## Start

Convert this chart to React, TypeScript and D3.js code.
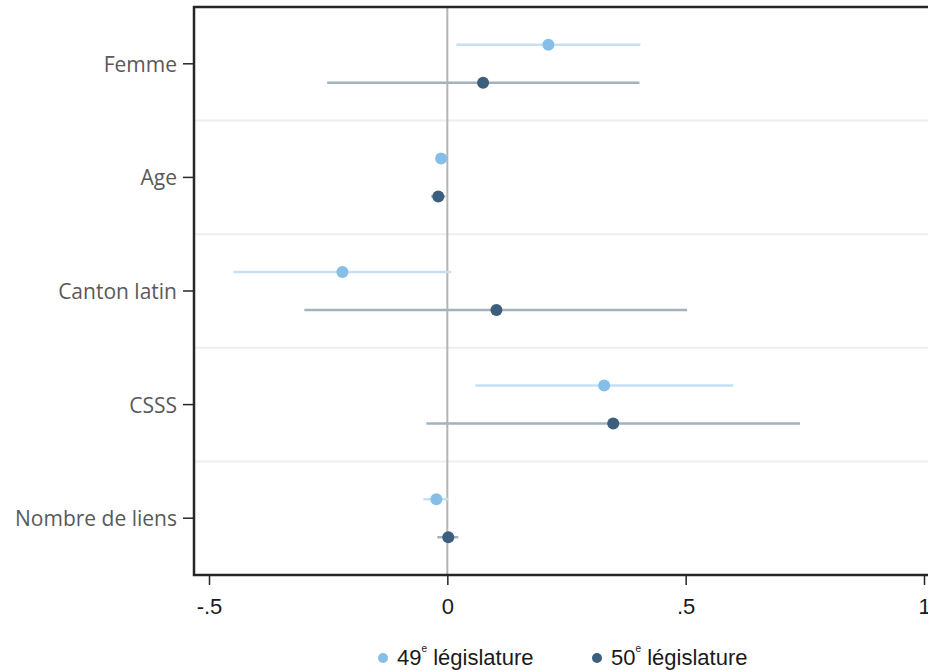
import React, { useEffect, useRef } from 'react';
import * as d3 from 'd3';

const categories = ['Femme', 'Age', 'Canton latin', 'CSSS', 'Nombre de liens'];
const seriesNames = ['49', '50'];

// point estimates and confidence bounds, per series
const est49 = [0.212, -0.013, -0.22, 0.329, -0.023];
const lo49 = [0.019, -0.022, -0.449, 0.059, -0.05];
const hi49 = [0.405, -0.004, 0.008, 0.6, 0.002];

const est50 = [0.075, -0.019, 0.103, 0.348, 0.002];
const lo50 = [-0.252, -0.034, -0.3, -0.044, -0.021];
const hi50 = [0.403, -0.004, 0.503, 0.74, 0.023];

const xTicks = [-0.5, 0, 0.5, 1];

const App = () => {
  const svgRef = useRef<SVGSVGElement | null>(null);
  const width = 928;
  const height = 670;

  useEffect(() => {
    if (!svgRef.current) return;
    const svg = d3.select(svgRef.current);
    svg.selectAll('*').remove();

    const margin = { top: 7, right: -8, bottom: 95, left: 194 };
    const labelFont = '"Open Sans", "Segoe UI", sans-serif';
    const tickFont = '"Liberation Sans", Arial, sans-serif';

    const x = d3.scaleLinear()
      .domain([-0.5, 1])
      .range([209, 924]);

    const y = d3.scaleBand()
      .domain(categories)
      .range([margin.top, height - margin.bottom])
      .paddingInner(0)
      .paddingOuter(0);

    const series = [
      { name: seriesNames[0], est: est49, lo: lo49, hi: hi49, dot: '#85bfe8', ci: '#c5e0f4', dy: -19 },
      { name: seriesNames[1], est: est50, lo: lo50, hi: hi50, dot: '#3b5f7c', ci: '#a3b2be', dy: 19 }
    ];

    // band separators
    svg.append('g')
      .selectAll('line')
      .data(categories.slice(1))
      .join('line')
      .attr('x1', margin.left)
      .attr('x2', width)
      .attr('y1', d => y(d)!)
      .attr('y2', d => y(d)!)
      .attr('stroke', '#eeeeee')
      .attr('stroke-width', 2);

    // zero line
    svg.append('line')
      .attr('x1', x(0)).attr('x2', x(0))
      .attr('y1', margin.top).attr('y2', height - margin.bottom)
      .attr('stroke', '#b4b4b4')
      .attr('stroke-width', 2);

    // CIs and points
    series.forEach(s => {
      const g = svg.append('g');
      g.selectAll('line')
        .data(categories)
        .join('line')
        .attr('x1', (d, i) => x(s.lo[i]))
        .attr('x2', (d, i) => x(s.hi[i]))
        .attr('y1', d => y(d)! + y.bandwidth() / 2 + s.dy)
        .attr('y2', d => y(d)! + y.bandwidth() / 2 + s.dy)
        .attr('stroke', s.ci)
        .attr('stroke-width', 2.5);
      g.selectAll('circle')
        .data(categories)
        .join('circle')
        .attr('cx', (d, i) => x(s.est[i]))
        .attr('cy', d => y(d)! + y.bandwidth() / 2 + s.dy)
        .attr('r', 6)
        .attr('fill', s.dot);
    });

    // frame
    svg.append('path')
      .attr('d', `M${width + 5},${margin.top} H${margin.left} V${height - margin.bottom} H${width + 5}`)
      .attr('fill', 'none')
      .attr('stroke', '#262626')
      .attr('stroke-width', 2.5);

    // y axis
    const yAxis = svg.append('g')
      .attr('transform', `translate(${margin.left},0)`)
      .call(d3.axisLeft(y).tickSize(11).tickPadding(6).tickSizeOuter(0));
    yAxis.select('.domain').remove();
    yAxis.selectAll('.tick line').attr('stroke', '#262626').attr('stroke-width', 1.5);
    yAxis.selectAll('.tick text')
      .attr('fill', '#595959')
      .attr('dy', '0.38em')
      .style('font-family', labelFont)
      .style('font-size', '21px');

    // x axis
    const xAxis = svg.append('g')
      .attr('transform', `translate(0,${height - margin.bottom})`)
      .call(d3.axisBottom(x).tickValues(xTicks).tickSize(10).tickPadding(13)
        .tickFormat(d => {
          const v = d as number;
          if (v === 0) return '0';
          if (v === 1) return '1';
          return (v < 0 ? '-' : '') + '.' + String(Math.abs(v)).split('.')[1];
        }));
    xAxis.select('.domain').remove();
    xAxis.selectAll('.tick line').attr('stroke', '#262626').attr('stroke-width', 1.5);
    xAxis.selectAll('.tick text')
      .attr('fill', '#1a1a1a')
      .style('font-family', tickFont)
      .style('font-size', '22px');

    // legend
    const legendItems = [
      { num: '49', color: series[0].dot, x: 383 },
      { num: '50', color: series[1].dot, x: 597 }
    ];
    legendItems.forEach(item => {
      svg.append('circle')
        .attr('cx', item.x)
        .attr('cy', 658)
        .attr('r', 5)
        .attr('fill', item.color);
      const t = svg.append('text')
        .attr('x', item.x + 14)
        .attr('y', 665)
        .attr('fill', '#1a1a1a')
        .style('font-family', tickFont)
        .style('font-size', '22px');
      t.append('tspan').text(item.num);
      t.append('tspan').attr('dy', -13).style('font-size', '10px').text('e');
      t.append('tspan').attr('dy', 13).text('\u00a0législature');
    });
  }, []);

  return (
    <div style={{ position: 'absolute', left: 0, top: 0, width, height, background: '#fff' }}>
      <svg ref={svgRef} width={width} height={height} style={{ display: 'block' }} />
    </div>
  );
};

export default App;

## End

* [EXERCISE] Every line should be retyped exactly, with the pictures omitted.

* [ANSWER IN FULL]
Convert this chart to React, TypeScript and D3.js code.
import React, { useEffect, useRef } from 'react';
import * as d3 from 'd3';

const categories = ['Femme', 'Age', 'Canton latin', 'CSSS', 'Nombre de liens'];
const seriesNames = ['49', '50'];

// point estimates and confidence bounds, per series
const est49 = [0.212, -0.013, -0.22, 0.329, -0.023];
const lo49 = [0.019, -0.022, -0.449, 0.059, -0.05];
const hi49 = [0.405, -0.004, 0.008, 0.6, 0.002];

const est50 = [0.075, -0.019, 0.103, 0.348, 0.002];
const lo50 = [-0.252, -0.034, -0.3, -0.044, -0.021];
const hi50 = [0.403, -0.004, 0.503, 0.74, 0.023];

const xTicks = [-0.5, 0, 0.5, 1];

const App = () => {
  const svgRef = useRef<SVGSVGElement | null>(null);
  const width = 928;
  const height = 670;

  useEffect(() => {
    if (!svgRef.current) return;
    const svg = d3.select(svgRef.current);
    svg.selectAll('*').remove();

    const margin = { top: 7, right: -8, bottom: 95, left: 194 };
    const labelFont = '"Open Sans", "Segoe UI", sans-serif';
    const tickFont = '"Liberation Sans", Arial, sans-serif';

    const x = d3.scaleLinear()
      .domain([-0.5, 1])
      .range([209, 924]);

    const y = d3.scaleBand()
      .domain(categories)
      .range([margin.top, height - margin.bottom])
      .paddingInner(0)
      .paddingOuter(0);

    const series = [
      { name: seriesNames[0], est: est49, lo: lo49, hi: hi49, dot: '#85bfe8', ci: '#c5e0f4', dy: -19 },
      { name: seriesNames[1], est: est50, lo: lo50, hi: hi50, dot: '#3b5f7c', ci: '#a3b2be', dy: 19 }
    ];

    // band separators
    svg.append('g')
      .selectAll('line')
      .data(categories.slice(1))
      .join('line')
      .attr('x1', margin.left)
      .attr('x2', width)
      .attr('y1', d => y(d)!)
      .attr('y2', d => y(d)!)
      .attr('stroke', '#eeeeee')
      .attr('stroke-width', 2);

    // zero line
    svg.append('line')
      .attr('x1', x(0)).attr('x2', x(0))
      .attr('y1', margin.top).attr('y2', height - margin.bottom)
      .attr('stroke', '#b4b4b4')
      .attr('stroke-width', 2);

    // CIs and points
    series.forEach(s => {
      const g = svg.append('g');
      g.selectAll('line')
        .data(categories)
        .join('line')
        .attr('x1', (d, i) => x(s.lo[i]))
        .attr('x2', (d, i) => x(s.hi[i]))
        .attr('y1', d => y(d)! + y.bandwidth() / 2 + s.dy)
        .attr('y2', d => y(d)! + y.bandwidth() / 2 + s.dy)
        .attr('stroke', s.ci)
        .attr('stroke-width', 2.5);
      g.selectAll('circle')
        .data(categories)
        .join('circle')
        .attr('cx', (d, i) => x(s.est[i]))
        .attr('cy', d => y(d)! + y.bandwidth() / 2 + s.dy)
        .attr('r', 6)
        .attr('fill', s.dot);
    });

    // frame
    svg.append('path')
      .attr('d', `M${width + 5},${margin.top} H${margin.left} V${height - margin.bottom} H${width + 5}`)
      .attr('fill', 'none')
      .attr('stroke', '#262626')
      .attr('stroke-width', 2.5);

    // y axis
    const yAxis = svg.append('g')
      .attr('transform', `translate(${margin.left},0)`)
      .call(d3.axisLeft(y).tickSize(11).tickPadding(6).tickSizeOuter(0));
    yAxis.select('.domain').remove();
    yAxis.selectAll('.tick line').attr('stroke', '#262626').attr('stroke-width', 1.5);
    yAxis.selectAll('.tick text')
      .attr('fill', '#595959')
      .attr('dy', '0.38em')
      .style('font-family', labelFont)
      .style('font-size', '21px');

    // x axis
    const xAxis = svg.append('g')
      .attr('transform', `translate(0,${height - margin.bottom})`)
      .call(d3.axisBottom(x).tickValues(xTicks).tickSize(10).tickPadding(13)
        .tickFormat(d => {
          const v = d as number;
          if (v === 0) return '0';
          if (v === 1) return '1';
          return (v < 0 ? '-' : '') + '.' + String(Math.abs(v)).split('.')[1];
        }));
    xAxis.select('.domain').remove();
    xAxis.selectAll('.tick line').attr('stroke', '#262626').attr('stroke-width', 1.5);
    xAxis.selectAll('.tick text')
      .attr('fill', '#1a1a1a')
      .style('font-family', tickFont)
      .style('font-size', '22px');

    // legend
    const legendItems = [
      { num: '49', color: series[0].dot, x: 383 },
      { num: '50', color: series[1].dot, x: 597 }
    ];
    legendItems.forEach(item => {
      svg.append('circle')
        .attr('cx', item.x)
        .attr('cy', 658)
        .attr('r', 5)
        .attr('fill', item.color);
      const t = svg.append('text')
        .attr('x', item.x + 14)
        .attr('y', 665)
        .attr('fill', '#1a1a1a')
        .style('font-family', tickFont)
        .style('font-size', '22px');
      t.append('tspan').text(item.num);
      t.append('tspan').attr('dy', -13).style('font-size', '10px').text('e');
      t.append('tspan').attr('dy', 13).text('\u00a0législature');
    });
  }, []);

  return (
    <div style={{ position: 'absolute', left: 0, top: 0, width, height, background: '#fff' }}>
      <svg ref={svgRef} width={width} height={height} style={{ display: 'block' }} />
    </div>
  );
};

export default App;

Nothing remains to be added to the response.